Registered users can unlock up to five pieces of premium content each month.
Training AI Systems with Real-Time Human Input |
NEWS |
Artificial Intelligence (AI), in the guise of Deep Neural Networks (DNNs), is ever more present in industry, with myriad AI systems applied to all sorts of problems and to all kinds of situations. As pattern-recognition algorithms, though—and this is what DNNs effectively effect (no pun intended)—AI systems can run into many problems. The well-publicized instances in which AI algorithms return clearly biased outcomes just one example, but it is a unmistakable one. When such outcomes take part in a decision-making process of some kind—e.g., in deciding whether to award a loan to an applicant—it is not hard to conclude that biased outcomes are manifestly unfair; unfair decisions can easily produce harmful states of affairs. Moreover, the underlying algorithms that put inputs and outputs together are typically not explainable as it is usually not possible to know how the algorithm reached the decision it has returned. In many cases, AI vendors often find themselves between the proverbial rock and a hard place. AI systems may yield many benefits, but often the outcomes are simply unacceptable. Enter Anthropic and AI Redefined, two startups that aim to bring about safer, more interpretable AI systems by involving humans and human input in the training process that AI systems undertake in their pattern-finding quest. The idea seems to be that, in providing demonstrations and feedback, human input will make for better AI systems overall when using an approach that is based on incorporating humans in a “reinforcement-learning” training session along with AI agents (avatars of an AI system that a human user can interact with).
Human-Involved AI Can Make for Better AI Agents |
IMPACT |
How is this supposed to work, then? A method that is concerned with how intelligent agents ought to take actions in a given environment to maximize cumulative reward, Reinforcement Learning (RL) is one of the main paradigms in machine learning. It works by finding a balance between exploration (of the environment) and exploitation (of rewards), and to this end a task needs to have well-defined rewards, actions, and so on. Such an approach has been rather efficient at dealing with games (chess, PC games, etc.), but it can be generalized to many other settings. Some AI researchers even believe that reinforcement learning can underpin human learning in some cases, though this is rather doubtful. In a saner vein, RL offers an appropriate setting to implement a human-AI collaborative enterprise where the goal would be for the AI agent to adapt to humans—an undertaking that can be extrapolated to fields such as robotics as in the case of collaborative robots (or cobots) that learn and adapt from their interaction with humans.

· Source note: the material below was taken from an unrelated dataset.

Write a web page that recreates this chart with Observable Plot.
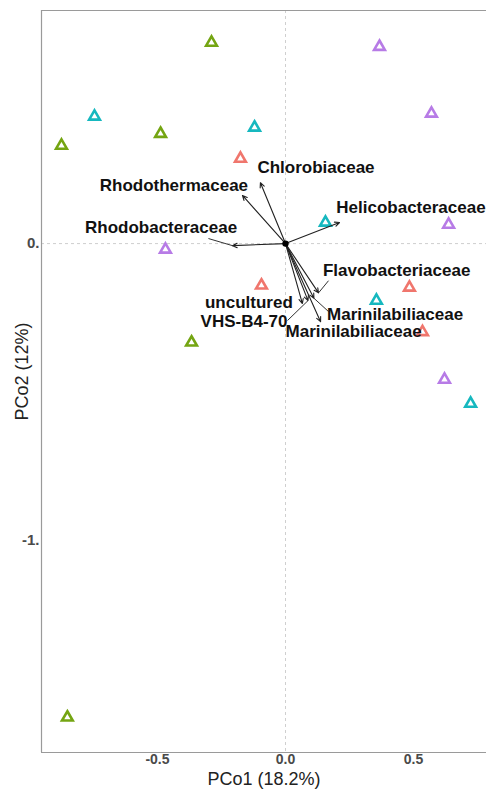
<!DOCTYPE html>
<html>
<head>
<meta charset="utf-8">
<script src="https://cdn.jsdelivr.net/npm/d3@7"></script>
<script src="https://cdn.jsdelivr.net/npm/@observablehq/plot@0.6"></script>
<style>
  html, body { margin: 0; padding: 0; background: #fff; }
  #chart svg { display: block; }
</style>
</head>
<body>
<div id="chart"></div>
<script>
// Sample scores (PCo1, PCo2) and group
const groupNames = ["A", "B", "C", "D"];
const groupColors = ["#F0766D", "#74A512", "#16B8BF", "#B77BE6"];
const ptX = [-0.176, -0.094, 0.484, 0.535,
             -0.289, -0.875, -0.488, -0.367, -0.852,
             -0.746, -0.121, 0.156, 0.355, 0.723,
             0.367, 0.570, 0.637, -0.469, 0.621];
const ptY = [0.286, -0.141, -0.148, -0.298,
             0.677, 0.330, 0.370, -0.333, -1.596,
             0.428, 0.391, 0.071, -0.192, -0.539,
             0.663, 0.438, 0.064, -0.020, -0.458];
const ptGroup = ["A","A","A","A",
                 "B","B","B","B","B",
                 "C","C","C","C","C",
                 "D","D","D","D","D"];

// Taxa vectors
const vecNames = ["Rhodobacteraceae", "Rhodothermaceae", "Chlorobiaceae", "Helicobacteraceae",
                  "Flavobacteriaceae", "uncultured", "VHS-B4-70", "Marinilabiliaceae", "Marinilabiliaceae"];
const vecX = [-0.207, -0.168, -0.098, 0.211, 0.129, 0.066, 0.088, 0.111, 0.137];
const vecY = [-0.007, 0.162, 0.205, 0.071, -0.166, -0.202, -0.192, -0.184, -0.263];
// Label positions (data units)
const labX = [-0.486, -0.436, 0.119, 0.490, 0.434, -0.143, -0.162, 0.428, 0.266];
const labY = [0.054, 0.195, 0.256, 0.121, -0.091, -0.199, -0.263, -0.239, -0.296];
// Label connector start points (near labels), NaN = no connector
const conX = [-0.301, NaN, NaN, NaN, 0.168, NaN, 0.008, 0.168, NaN];
const conY = [0.017, NaN, NaN, NaN, -0.125, NaN, -0.259, -0.229, NaN];

const xDomain = [-0.953, 0.785];
const yDomain = [-1.714, 0.785];
const xTicks = [-0.5, 0, 0.5];
const xTickLabels = ["-0.5", "0.0", "0.5"];
const yTicks = [0, -1];
const yTickLabels = ["0.", "-1."];
const xTitle = "PCo1 (18.2%)";
const yTitle = "PCo2 (12%)";

const points = ptX.map((x, i) => ({x, y: ptY[i], g: ptGroup[i]}));
const vecs = vecNames.map((name, i) => ({name, x: vecX[i], y: vecY[i], lx: labX[i], ly: labY[i], cx: conX[i], cy: conY[i]}));
const conns = vecs.filter(d => !isNaN(d.cx));

const font = "'Liberation Sans', Arial, sans-serif";

const chart = Plot.plot({
  width: 486,
  height: 789,
  marginLeft: 41,
  marginRight: 0,
  marginTop: 10,
  marginBottom: 37,
  style: {fontFamily: font, background: "#fff"},
  x: {domain: xDomain},
  y: {domain: yDomain},
  color: {domain: groupNames, range: groupColors},
  marks: [
    Plot.ruleX([0], {stroke: "#cfcfcf", strokeDasharray: "3,3", strokeWidth: 1}),
    Plot.ruleY([0], {stroke: "#cfcfcf", strokeDasharray: "3,3", strokeWidth: 1}),
    Plot.ruleX([xDomain[0]], {stroke: "#9a9a9a", strokeWidth: 1.2}),
    Plot.ruleY([yDomain[0], yDomain[1]], {stroke: "#9a9a9a", strokeWidth: 1.2}),
    Plot.axisX({ticks: xTicks, tickFormat: (d) => xTickLabels[xTicks.indexOf(d)], tickSize: 0, tickPadding: 2,
                fontSize: 14, fill: "#4a4a4a", fontWeight: "bold", label: null}),
    Plot.axisY({ticks: yTicks, tickFormat: (d) => yTickLabels[yTicks.indexOf(d)], tickSize: 0, tickPadding: 2,
                fontSize: 15, fill: "#4a4a4a", fontWeight: "bold", label: null}),
    Plot.text([xTitle], {frameAnchor: "bottom", dy: 32, text: d => d, fontSize: 18, fill: "#222", textAnchor: "middle"}),
    Plot.text([yTitle], {x: xDomain[0], y: -0.431, dx: -19, rotate: -90, text: d => d, fontSize: 18, fill: "#222"}),
    Plot.dot(points, {x: "x", y: "y", stroke: "g", symbol: "triangle", r: 4, strokeWidth: 2.6, fill: "white"}),
    Plot.link(conns, {x1: "cx", y1: "cy", x2: "x", y2: "y", stroke: "#333", strokeWidth: 1}),
    Plot.arrow(vecs, {x1: 0, y1: 0, x2: "x", y2: "y", stroke: "#222", strokeWidth: 1.1, headLength: 7, headAngle: 50}),
    Plot.dot([0], {x: 0, y: 0, r: 3.2, fill: "black"}),
    Plot.text(vecs, {x: "lx", y: "ly", text: "name", fontSize: 17, fontWeight: "bold", fill: "#111", textAnchor: "middle"})
  ]
});
document.getElementById("chart").appendChild(chart);
</script>
</body>
</html>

As a result, we have Cogment, AI Redefined’s open-source platform for human-AI collaboration—a shared environment for humans and AI agents where humans provide input to AI agents during training sessions in a real-time, continuous fashion. A human-in-the-loop kind of training, AI Redefined hopes that this kind of human-involved RL will result in better AI. Consequently, we have the research conducted by Anthropic, an AI safety and research company that is squarely focused on building reliable, interpretable AI systems. The aim is to create AI that is “aligned”—that is, an AI that is helpful, honest, and harmless. To this end, Anthropic has recently released research (arXiv:2112.00861 [cs.CL]) involving the interactions between human users and large language models generated by AI processes where it was found that human feedback can improve models, and therefore the aim would be to take maximal advantage of human feedback data. This work was motivated by the problem of technical AI alignment with the specific goal of training a natural language agent that is helpful, honest, and harmless, but this may have the potential for broader impacts from AI—and from language models in particular—especially if progress in the market continues at its current rapid pace. It is worth noting that AI Redefined has recently joined Confiance.ai, a research project of the French government to create trustworthy AI systems, while Anthropic has managed to raise US$124 million in Series A financing for the purpose of building more reliable AI systems.

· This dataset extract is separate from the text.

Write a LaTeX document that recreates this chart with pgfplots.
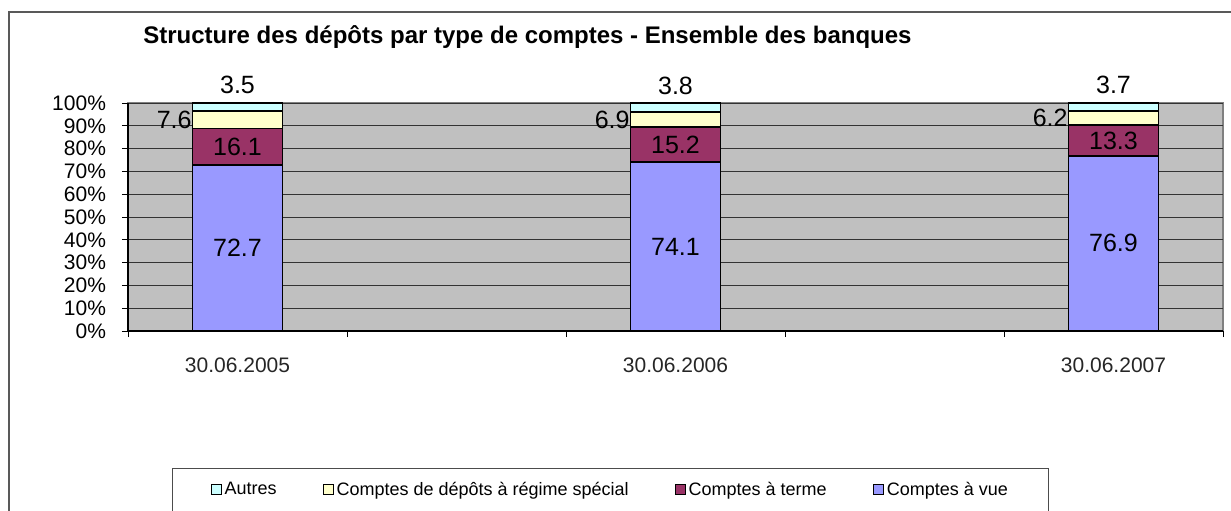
\documentclass[border=0pt]{standalone}
\usepackage{pgfplots}
\usepackage{pgfplotstable}
\pgfplotsset{compat=1.18}
\usepackage{fontspec}
\setmainfont{Liberation Sans}
\definecolor{cvue}{HTML}{9999FF}
\definecolor{cterme}{HTML}{993366}
\definecolor{cspecial}{HTML}{FFFFCC}
\definecolor{cautres}{HTML}{CCFFFF}
\definecolor{plotgray}{HTML}{C0C0C0}

% x: 0, 2, 4 are the three dates (1 and 3 are empty categories)
\pgfplotstableread{
x vue terme special autres
0 72.7 16.1 7.6 3.5
2 74.1 15.2 6.9 3.8
4 76.9 13.3 6.2 3.7
}\depots

\begin{document}
\begin{tikzpicture}
\useasboundingbox (0,0) rectangle (615.5pt,255pt);
% chart frame (only left and top edges are visible)
\draw[black!65, line width=0.6pt] (4.5pt,-5pt) -- (4.5pt,249pt) -- (625pt,249pt);
\node[anchor=west, inner sep=0pt, font=\bfseries\fontsize{12}{14}\selectfont]
  at (71.5pt,236.5pt) {Structure des dépôts par type de comptes - Ensemble des banques};
\begin{axis}[
  at={(64pt,89.5pt)}, anchor=south west,
  scale only axis, width=547.5pt, height=114pt,
  ybar stacked, bar width=45pt,
  clip=false,
  /pgf/number format/assume math mode=true,
  xmin=-0.5, xmax=4.5, ymin=0, ymax=100,
  xtick={-0.5,0.5,1.5,2.5,3.5,4.5}, xticklabels={},
  extra x ticks={0,2,4},
  extra x tick labels={30.06.2005,30.06.2006,30.06.2007},
  extra x tick style={major tick length=0pt, grid=none,
    tick label style={yshift=-10pt, text=black!85}},
  ytick={0,10,...,100},
  yticklabel={\pgfmathprintnumber{\tick}\%},
  yticklabel style={xshift=-4.5pt},
  tick label style={font=\fontsize{10.5}{12}\selectfont},
  tick align=outside, major tick length=3pt,
  tick style={black, line width=0.5pt},
  axis x line*=bottom, axis y line*=left,
  axis line style={black, line width=0.6pt},
  axis background/.style={fill=plotgray, draw=black!50, line width=0.6pt},
  ymajorgrids, grid style={black!80, line width=0.5pt},
  nodes near coords={\pgfmathprintnumber[fixed,precision=1,fixed zerofill]{\seg}},
  every node near coord/.append style={font=\fontsize{12.5}{14}\selectfont, text=black},
  reverse legend,
  legend columns=4,
  legend image code/.code={\draw[#1, draw=black, line width=0.5pt] (0pt,-2.5pt) rectangle (5pt,2.5pt);},
  legend style={at={(0.0402,-0.697)}, anchor=west, draw=black!70, line width=0.5pt,
    inner xsep=19pt, inner ysep=5pt, font=\fontsize{9}{11}\selectfont,
    nodes={inner sep=1.5pt},
    /tikz/every even column/.append style={column sep=21.5pt}, cells={anchor=west}},
]
% stacked labels already sit at mid-segment, only the anchor is changed
\addplot[fill=cvue, draw=black, line width=0.9pt,
  visualization depends on={\thisrow{vue} \as \seg},
  every node near coord/.append style={anchor=center}]
  table[x=x, y=vue] {\depots};
\addlegendentry{Comptes à vue}
\addplot[fill=cterme, draw=black, line width=0.9pt,
  visualization depends on={\thisrow{terme} \as \seg},
  every node near coord/.append style={anchor=center}]
  table[x=x, y=terme] {\depots};
\addlegendentry{Comptes à terme}
\addplot[fill=cspecial, draw=black, line width=0.9pt,
  visualization depends on={\thisrow{special} \as \seg},
  every node near coord/.append style={anchor=east, inner sep=1pt, xshift=-21.5pt}]
  table[x=x, y=special] {\depots};
\addlegendentry{Comptes de dépôts à régime spécial}
\addplot[fill=cautres, draw=black, line width=0.9pt,
  visualization depends on={\thisrow{autres} \as \seg},
  every node near coord/.append style={anchor=south, yshift=2.75pt}]
  table[x=x, y=autres] {\depots};
\addlegendentry{Autres}
\end{axis}
\end{tikzpicture}
\end{document}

Toward Safer, Interpretable AI Systems—Maybe |
RECOMMENDATIONS |
But will this work at all? Though the underlying aim is a laudable one—and if achieved, it is guaranteed to be a commercial success—the proposed aim may be a bit of a patchwork. After all, DNNs very often reproduce what is found in the inputs they are fed; they do not generate biases and the like ab ovo, as it were. Indeed, many of the reproduced biases originate in the human population. As such, human input may or may not provide the right guidance or feedback; it more or less depends on the human that takes part in these training sessions and whether they are representative of society’s values at large. That this will turn out okay is not a given, and in any case, what the right values or decisions are is probably best left to philosophers.
These AI-human hybrid systems may help to achieve the implementation of more interpretable AI decisions, a factor that will be very important for such AI legislation that the European Union is currently considering—risk-based approaches to the law that will require more explainable AI systems that are currently the norm. ABI Research has recently discussed such legislation (IN-6354), and we now add that this is probably the path to better and safer AI. That is, a human-involved AI system may well produce a more interpretable AI process that can then be properly evaluated by the relevant legislation and/or enforcement bodies—and hopefully by a human who will judge the output of an AI agent in terms of the law and not in terms of their own bias and feelings.